--- begin Task data ---
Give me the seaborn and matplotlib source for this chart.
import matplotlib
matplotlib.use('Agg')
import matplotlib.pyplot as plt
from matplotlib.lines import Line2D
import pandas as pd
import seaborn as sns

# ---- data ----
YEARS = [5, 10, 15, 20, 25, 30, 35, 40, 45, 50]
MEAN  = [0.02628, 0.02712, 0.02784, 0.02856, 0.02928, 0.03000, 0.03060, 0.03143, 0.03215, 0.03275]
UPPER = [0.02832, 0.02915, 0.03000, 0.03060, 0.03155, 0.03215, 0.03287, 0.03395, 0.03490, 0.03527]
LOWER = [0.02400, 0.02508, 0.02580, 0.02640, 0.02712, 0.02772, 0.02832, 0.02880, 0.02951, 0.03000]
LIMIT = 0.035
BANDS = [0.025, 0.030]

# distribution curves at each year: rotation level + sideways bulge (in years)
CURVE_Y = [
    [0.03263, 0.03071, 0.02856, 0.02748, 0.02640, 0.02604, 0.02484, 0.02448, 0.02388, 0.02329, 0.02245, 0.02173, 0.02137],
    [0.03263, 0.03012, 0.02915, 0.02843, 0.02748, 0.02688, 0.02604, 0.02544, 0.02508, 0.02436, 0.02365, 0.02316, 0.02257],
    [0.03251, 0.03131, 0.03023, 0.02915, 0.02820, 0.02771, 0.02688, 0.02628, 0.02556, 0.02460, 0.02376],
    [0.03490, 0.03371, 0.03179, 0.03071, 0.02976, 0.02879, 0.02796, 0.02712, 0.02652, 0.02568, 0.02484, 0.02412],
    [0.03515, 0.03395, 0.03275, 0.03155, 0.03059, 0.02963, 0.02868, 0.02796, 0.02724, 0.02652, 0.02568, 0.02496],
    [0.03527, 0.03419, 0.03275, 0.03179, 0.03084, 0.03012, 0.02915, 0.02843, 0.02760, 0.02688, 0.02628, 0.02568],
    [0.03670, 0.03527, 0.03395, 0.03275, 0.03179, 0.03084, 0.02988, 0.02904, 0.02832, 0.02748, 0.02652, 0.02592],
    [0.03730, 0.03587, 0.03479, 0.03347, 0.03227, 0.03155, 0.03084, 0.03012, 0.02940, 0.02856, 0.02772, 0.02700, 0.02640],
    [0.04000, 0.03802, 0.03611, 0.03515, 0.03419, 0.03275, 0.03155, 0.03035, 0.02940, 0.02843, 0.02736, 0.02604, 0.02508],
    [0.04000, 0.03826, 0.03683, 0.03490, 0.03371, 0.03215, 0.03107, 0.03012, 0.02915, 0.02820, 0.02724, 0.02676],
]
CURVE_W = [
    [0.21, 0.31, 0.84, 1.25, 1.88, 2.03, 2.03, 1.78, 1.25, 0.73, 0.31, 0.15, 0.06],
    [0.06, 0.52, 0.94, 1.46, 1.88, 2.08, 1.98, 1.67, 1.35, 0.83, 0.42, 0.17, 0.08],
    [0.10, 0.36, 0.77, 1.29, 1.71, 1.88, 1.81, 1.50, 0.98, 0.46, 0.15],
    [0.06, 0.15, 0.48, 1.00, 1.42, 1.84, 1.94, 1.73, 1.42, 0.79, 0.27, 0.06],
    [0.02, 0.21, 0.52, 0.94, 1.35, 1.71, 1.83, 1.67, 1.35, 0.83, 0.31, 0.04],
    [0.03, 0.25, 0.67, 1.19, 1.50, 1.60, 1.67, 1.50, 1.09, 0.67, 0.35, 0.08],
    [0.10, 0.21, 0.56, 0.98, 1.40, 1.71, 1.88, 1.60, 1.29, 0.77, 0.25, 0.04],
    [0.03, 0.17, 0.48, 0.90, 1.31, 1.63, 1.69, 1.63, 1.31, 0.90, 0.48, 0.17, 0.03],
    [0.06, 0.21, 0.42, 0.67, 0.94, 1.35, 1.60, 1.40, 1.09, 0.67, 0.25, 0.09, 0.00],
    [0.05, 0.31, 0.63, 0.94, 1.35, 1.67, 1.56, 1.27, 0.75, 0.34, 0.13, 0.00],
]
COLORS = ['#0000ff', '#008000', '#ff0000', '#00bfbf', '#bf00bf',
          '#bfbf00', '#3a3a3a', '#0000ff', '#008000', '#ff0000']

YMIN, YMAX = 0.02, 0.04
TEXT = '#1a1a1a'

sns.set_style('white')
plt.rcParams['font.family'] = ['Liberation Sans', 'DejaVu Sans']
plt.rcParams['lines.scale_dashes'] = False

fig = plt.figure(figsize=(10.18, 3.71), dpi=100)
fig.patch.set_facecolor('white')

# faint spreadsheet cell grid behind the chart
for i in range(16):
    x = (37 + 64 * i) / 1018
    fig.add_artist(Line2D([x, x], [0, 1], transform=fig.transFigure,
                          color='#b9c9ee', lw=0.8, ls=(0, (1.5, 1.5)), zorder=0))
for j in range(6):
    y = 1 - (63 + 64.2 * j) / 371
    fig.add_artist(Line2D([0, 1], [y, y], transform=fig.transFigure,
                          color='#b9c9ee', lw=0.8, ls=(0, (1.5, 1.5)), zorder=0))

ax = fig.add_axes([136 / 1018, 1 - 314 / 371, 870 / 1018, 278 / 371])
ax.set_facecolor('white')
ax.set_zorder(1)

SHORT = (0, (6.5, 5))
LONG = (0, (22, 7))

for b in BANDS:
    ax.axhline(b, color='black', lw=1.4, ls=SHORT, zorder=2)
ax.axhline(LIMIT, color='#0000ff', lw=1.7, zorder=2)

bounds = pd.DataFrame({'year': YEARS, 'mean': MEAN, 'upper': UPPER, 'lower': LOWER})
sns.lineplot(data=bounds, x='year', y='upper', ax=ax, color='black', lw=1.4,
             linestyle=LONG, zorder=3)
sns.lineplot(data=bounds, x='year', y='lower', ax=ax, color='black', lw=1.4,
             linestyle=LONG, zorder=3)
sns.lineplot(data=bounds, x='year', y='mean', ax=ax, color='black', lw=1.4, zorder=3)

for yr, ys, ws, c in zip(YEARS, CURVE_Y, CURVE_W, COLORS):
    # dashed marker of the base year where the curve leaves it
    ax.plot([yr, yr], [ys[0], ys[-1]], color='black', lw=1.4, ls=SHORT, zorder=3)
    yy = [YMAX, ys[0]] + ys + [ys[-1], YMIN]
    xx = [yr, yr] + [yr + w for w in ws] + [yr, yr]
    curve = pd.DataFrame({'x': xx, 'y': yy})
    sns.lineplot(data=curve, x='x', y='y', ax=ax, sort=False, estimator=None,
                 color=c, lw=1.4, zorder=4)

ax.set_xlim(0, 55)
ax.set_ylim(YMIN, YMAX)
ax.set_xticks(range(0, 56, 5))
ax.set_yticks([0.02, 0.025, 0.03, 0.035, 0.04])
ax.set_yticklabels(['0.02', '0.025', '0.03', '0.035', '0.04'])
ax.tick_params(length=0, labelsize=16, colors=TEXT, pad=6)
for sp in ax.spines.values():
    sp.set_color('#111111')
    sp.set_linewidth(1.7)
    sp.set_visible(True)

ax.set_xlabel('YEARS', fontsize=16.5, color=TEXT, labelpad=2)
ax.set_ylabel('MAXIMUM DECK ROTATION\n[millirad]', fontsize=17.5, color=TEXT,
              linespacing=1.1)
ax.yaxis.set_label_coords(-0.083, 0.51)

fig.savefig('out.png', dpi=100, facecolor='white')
--- end Task data ---
--- begin Task data ---
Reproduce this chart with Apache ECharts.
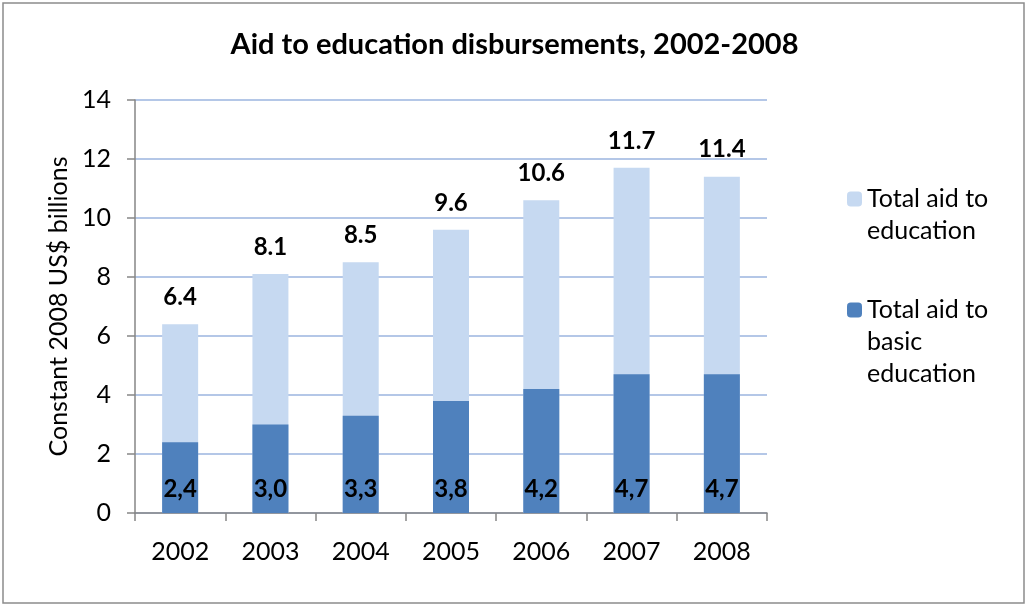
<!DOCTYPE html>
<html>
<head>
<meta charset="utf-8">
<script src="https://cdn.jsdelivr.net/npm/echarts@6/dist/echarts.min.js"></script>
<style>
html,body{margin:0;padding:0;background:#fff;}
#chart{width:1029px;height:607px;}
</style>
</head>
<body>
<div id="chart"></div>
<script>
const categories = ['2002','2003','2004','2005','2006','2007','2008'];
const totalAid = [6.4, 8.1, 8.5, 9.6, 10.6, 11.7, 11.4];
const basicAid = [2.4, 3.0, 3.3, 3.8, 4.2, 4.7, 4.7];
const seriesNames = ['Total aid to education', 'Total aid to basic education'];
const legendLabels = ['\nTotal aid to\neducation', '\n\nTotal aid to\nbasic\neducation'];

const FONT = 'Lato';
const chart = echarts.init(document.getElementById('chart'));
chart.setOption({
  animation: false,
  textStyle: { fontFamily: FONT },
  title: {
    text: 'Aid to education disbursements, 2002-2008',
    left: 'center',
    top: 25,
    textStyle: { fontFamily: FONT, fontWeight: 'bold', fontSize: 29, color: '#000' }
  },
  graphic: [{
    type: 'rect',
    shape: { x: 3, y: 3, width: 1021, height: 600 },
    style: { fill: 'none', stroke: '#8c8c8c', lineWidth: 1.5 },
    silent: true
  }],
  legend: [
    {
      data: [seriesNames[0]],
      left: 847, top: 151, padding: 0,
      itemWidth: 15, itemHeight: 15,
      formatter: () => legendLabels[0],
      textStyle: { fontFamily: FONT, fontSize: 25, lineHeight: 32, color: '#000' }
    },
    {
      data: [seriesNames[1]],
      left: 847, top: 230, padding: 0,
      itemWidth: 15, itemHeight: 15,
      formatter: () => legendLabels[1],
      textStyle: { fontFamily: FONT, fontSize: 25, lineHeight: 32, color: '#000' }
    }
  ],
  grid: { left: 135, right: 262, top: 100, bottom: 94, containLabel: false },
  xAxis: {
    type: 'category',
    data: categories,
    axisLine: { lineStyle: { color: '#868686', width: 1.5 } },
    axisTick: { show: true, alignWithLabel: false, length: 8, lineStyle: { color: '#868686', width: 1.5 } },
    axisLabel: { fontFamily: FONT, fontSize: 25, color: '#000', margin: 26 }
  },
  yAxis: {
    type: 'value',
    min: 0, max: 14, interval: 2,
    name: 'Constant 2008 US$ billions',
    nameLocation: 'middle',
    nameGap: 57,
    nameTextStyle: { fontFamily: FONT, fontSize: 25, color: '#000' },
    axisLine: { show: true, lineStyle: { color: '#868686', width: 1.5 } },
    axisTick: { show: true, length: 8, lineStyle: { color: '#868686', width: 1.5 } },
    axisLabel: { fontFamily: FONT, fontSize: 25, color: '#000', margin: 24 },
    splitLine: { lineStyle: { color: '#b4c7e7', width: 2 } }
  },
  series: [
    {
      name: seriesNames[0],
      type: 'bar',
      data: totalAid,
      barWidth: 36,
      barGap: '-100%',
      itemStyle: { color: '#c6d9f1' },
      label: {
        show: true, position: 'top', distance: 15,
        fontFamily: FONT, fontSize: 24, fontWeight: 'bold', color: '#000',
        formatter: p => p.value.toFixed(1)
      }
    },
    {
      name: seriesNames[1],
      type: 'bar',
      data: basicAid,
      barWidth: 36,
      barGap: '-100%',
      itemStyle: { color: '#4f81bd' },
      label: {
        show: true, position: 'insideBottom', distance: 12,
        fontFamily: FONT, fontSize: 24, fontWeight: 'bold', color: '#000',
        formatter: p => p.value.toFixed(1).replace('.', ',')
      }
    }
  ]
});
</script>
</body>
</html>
--- end Task data ---
> [Objective]: Everything from the line with "Give me the" through the line with "BANDS = [0.025, 0.030]", both ends included, should be repeated exactly; nothing else should appear.

> [Solution to the problem]:
Give me the seaborn and matplotlib source for this chart.
import matplotlib
matplotlib.use('Agg')
import matplotlib.pyplot as plt
from matplotlib.lines import Line2D
import pandas as pd
import seaborn as sns

# ---- data ----
YEARS = [5, 10, 15, 20, 25, 30, 35, 40, 45, 50]
MEAN  = [0.02628, 0.02712, 0.02784, 0.02856, 0.02928, 0.03000, 0.03060, 0.03143, 0.03215, 0.03275]
UPPER = [0.02832, 0.02915, 0.03000, 0.03060, 0.03155, 0.03215, 0.03287, 0.03395, 0.03490, 0.03527]
LOWER = [0.02400, 0.02508, 0.02580, 0.02640, 0.02712, 0.02772, 0.02832, 0.02880, 0.02951, 0.03000]
LIMIT = 0.035
BANDS = [0.025, 0.030]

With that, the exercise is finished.